§ GIVEN PROBLEM: Leave out the pictures and repeat the rest of the material exactly.

§ SUPPLIED INFORMATION:
# # #
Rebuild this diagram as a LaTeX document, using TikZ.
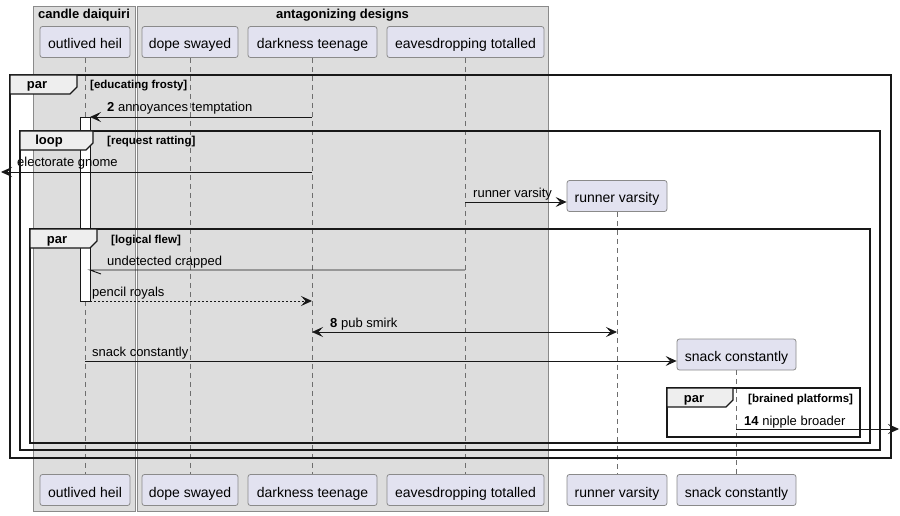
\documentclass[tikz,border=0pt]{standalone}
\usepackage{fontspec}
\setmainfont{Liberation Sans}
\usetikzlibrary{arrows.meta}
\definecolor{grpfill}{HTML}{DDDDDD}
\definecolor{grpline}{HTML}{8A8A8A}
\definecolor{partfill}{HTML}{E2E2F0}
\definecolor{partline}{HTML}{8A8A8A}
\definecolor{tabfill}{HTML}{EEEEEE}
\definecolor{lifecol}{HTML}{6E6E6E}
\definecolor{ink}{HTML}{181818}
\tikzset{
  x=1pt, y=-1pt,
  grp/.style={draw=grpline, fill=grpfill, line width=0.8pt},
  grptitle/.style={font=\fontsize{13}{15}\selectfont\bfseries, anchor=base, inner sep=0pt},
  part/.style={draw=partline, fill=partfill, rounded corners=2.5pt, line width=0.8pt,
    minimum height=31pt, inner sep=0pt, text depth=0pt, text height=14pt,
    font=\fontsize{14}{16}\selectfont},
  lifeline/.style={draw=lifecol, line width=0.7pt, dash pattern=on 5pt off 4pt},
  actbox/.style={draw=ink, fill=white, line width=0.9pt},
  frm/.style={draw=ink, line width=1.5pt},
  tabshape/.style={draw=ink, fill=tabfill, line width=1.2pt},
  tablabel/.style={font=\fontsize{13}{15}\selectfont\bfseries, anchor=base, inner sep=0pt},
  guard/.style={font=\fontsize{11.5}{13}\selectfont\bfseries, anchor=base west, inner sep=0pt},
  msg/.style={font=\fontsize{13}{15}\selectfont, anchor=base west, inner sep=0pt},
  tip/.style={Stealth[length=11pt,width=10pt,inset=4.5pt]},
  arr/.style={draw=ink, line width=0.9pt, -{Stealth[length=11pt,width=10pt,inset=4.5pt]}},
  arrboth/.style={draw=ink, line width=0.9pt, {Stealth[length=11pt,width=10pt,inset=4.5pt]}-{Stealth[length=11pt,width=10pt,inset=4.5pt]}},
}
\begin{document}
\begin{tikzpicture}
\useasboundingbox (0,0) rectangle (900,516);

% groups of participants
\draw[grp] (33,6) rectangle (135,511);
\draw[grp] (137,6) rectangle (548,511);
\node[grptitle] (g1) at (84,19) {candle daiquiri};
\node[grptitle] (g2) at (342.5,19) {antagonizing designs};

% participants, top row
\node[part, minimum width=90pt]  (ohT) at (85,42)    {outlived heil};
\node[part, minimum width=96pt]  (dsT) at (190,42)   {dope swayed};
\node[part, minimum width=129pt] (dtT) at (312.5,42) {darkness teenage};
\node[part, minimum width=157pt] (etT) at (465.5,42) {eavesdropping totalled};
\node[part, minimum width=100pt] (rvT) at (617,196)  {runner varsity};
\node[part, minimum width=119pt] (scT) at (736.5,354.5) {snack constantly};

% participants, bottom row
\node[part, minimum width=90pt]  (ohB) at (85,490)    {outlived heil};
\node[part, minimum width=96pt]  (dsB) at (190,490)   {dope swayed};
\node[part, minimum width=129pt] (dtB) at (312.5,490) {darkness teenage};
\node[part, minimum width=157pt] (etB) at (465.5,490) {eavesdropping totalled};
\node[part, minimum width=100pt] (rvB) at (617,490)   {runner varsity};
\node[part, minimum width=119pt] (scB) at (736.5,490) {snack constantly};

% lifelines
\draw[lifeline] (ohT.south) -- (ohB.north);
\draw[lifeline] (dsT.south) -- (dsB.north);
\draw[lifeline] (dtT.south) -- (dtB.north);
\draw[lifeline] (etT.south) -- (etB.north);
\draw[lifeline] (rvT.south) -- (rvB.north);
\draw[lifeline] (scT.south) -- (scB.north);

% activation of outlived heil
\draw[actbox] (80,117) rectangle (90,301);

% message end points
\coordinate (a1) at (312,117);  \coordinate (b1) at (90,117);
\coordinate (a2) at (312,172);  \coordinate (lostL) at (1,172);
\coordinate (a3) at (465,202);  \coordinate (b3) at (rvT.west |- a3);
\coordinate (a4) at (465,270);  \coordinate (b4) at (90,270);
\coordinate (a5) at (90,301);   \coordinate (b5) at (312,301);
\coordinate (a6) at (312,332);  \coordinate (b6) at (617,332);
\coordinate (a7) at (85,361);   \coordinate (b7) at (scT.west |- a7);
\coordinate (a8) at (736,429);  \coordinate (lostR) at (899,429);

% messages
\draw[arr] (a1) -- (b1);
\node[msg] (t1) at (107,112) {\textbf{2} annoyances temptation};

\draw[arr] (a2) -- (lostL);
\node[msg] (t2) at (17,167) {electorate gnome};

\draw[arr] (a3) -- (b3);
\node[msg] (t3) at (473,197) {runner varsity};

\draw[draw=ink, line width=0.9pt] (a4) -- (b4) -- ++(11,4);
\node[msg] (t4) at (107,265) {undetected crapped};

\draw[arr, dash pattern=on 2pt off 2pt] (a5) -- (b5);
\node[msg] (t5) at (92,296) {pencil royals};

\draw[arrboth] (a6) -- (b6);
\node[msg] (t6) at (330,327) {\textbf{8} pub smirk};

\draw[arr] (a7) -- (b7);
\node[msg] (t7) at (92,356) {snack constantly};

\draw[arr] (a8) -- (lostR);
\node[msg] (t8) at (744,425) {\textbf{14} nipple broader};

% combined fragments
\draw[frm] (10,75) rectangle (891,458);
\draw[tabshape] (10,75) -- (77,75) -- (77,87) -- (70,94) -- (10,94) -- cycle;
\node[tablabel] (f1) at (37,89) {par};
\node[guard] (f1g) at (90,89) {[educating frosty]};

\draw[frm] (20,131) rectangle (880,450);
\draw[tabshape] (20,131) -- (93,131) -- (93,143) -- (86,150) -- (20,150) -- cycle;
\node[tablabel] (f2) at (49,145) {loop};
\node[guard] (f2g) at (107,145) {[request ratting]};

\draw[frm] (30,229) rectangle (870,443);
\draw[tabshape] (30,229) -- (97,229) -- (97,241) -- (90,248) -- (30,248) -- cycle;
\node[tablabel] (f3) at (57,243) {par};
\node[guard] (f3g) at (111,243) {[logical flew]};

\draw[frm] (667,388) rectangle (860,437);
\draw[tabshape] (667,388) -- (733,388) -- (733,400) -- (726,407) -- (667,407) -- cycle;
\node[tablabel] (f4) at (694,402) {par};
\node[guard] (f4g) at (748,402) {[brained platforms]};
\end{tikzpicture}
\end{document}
# # #
§ EXERCISE SOLUTION:
Rebuild this diagram as a LaTeX document, using TikZ.
\documentclass[tikz,border=0pt]{standalone}
\usepackage{fontspec}
\setmainfont{Liberation Sans}
\usetikzlibrary{arrows.meta}
\definecolor{grpfill}{HTML}{DDDDDD}
\definecolor{grpline}{HTML}{8A8A8A}
\definecolor{partfill}{HTML}{E2E2F0}
\definecolor{partline}{HTML}{8A8A8A}
\definecolor{tabfill}{HTML}{EEEEEE}
\definecolor{lifecol}{HTML}{6E6E6E}
\definecolor{ink}{HTML}{181818}
\tikzset{
  x=1pt, y=-1pt,
  grp/.style={draw=grpline, fill=grpfill, line width=0.8pt},
  grptitle/.style={font=\fontsize{13}{15}\selectfont\bfseries, anchor=base, inner sep=0pt},
  part/.style={draw=partline, fill=partfill, rounded corners=2.5pt, line width=0.8pt,
    minimum height=31pt, inner sep=0pt, text depth=0pt, text height=14pt,
    font=\fontsize{14}{16}\selectfont},
  lifeline/.style={draw=lifecol, line width=0.7pt, dash pattern=on 5pt off 4pt},
  actbox/.style={draw=ink, fill=white, line width=0.9pt},
  frm/.style={draw=ink, line width=1.5pt},
  tabshape/.style={draw=ink, fill=tabfill, line width=1.2pt},
  tablabel/.style={font=\fontsize{13}{15}\selectfont\bfseries, anchor=base, inner sep=0pt},
  guard/.style={font=\fontsize{11.5}{13}\selectfont\bfseries, anchor=base west, inner sep=0pt},
  msg/.style={font=\fontsize{13}{15}\selectfont, anchor=base west, inner sep=0pt},
  tip/.style={Stealth[length=11pt,width=10pt,inset=4.5pt]},
  arr/.style={draw=ink, line width=0.9pt, -{Stealth[length=11pt,width=10pt,inset=4.5pt]}},
  arrboth/.style={draw=ink, line width=0.9pt, {Stealth[length=11pt,width=10pt,inset=4.5pt]}-{Stealth[length=11pt,width=10pt,inset=4.5pt]}},
}
\begin{document}
\begin{tikzpicture}
\useasboundingbox (0,0) rectangle (900,516);

% groups of participants
\draw[grp] (33,6) rectangle (135,511);
\draw[grp] (137,6) rectangle (548,511);
\node[grptitle] (g1) at (84,19) {candle daiquiri};
\node[grptitle] (g2) at (342.5,19) {antagonizing designs};

% participants, top row
\node[part, minimum width=90pt]  (ohT) at (85,42)    {outlived heil};
\node[part, minimum width=96pt]  (dsT) at (190,42)   {dope swayed};
\node[part, minimum width=129pt] (dtT) at (312.5,42) {darkness teenage};
\node[part, minimum width=157pt] (etT) at (465.5,42) {eavesdropping totalled};
\node[part, minimum width=100pt] (rvT) at (617,196)  {runner varsity};
\node[part, minimum width=119pt] (scT) at (736.5,354.5) {snack constantly};

% participants, bottom row
\node[part, minimum width=90pt]  (ohB) at (85,490)    {outlived heil};
\node[part, minimum width=96pt]  (dsB) at (190,490)   {dope swayed};
\node[part, minimum width=129pt] (dtB) at (312.5,490) {darkness teenage};
\node[part, minimum width=157pt] (etB) at (465.5,490) {eavesdropping totalled};
\node[part, minimum width=100pt] (rvB) at (617,490)   {runner varsity};
\node[part, minimum width=119pt] (scB) at (736.5,490) {snack constantly};

% lifelines
\draw[lifeline] (ohT.south) -- (ohB.north);
\draw[lifeline] (dsT.south) -- (dsB.north);
\draw[lifeline] (dtT.south) -- (dtB.north);
\draw[lifeline] (etT.south) -- (etB.north);
\draw[lifeline] (rvT.south) -- (rvB.north);
\draw[lifeline] (scT.south) -- (scB.north);

% activation of outlived heil
\draw[actbox] (80,117) rectangle (90,301);

% message end points
\coordinate (a1) at (312,117);  \coordinate (b1) at (90,117);
\coordinate (a2) at (312,172);  \coordinate (lostL) at (1,172);
\coordinate (a3) at (465,202);  \coordinate (b3) at (rvT.west |- a3);
\coordinate (a4) at (465,270);  \coordinate (b4) at (90,270);
\coordinate (a5) at (90,301);   \coordinate (b5) at (312,301);
\coordinate (a6) at (312,332);  \coordinate (b6) at (617,332);
\coordinate (a7) at (85,361);   \coordinate (b7) at (scT.west |- a7);
\coordinate (a8) at (736,429);  \coordinate (lostR) at (899,429);

% messages
\draw[arr] (a1) -- (b1);
\node[msg] (t1) at (107,112) {\textbf{2} annoyances temptation};

\draw[arr] (a2) -- (lostL);
\node[msg] (t2) at (17,167) {electorate gnome};

\draw[arr] (a3) -- (b3);
\node[msg] (t3) at (473,197) {runner varsity};

\draw[draw=ink, line width=0.9pt] (a4) -- (b4) -- ++(11,4);
\node[msg] (t4) at (107,265) {undetected crapped};

\draw[arr, dash pattern=on 2pt off 2pt] (a5) -- (b5);
\node[msg] (t5) at (92,296) {pencil royals};

\draw[arrboth] (a6) -- (b6);
\node[msg] (t6) at (330,327) {\textbf{8} pub smirk};

\draw[arr] (a7) -- (b7);
\node[msg] (t7) at (92,356) {snack constantly};

\draw[arr] (a8) -- (lostR);
\node[msg] (t8) at (744,425) {\textbf{14} nipple broader};

% combined fragments
\draw[frm] (10,75) rectangle (891,458);
\draw[tabshape] (10,75) -- (77,75) -- (77,87) -- (70,94) -- (10,94) -- cycle;
\node[tablabel] (f1) at (37,89) {par};
\node[guard] (f1g) at (90,89) {[educating frosty]};

\draw[frm] (20,131) rectangle (880,450);
\draw[tabshape] (20,131) -- (93,131) -- (93,143) -- (86,150) -- (20,150) -- cycle;
\node[tablabel] (f2) at (49,145) {loop};
\node[guard] (f2g) at (107,145) {[request ratting]};

\draw[frm] (30,229) rectangle (870,443);
\draw[tabshape] (30,229) -- (97,229) -- (97,241) -- (90,248) -- (30,248) -- cycle;
\node[tablabel] (f3) at (57,243) {par};
\node[guard] (f3g) at (111,243) {[logical flew]};

\draw[frm] (667,388) rectangle (860,437);
\draw[tabshape] (667,388) -- (733,388) -- (733,400) -- (726,407) -- (667,407) -- cycle;
\node[tablabel] (f4) at (694,402) {par};
\node[guard] (f4g) at (748,402) {[brained platforms]};
\end{tikzpicture}
\end{document}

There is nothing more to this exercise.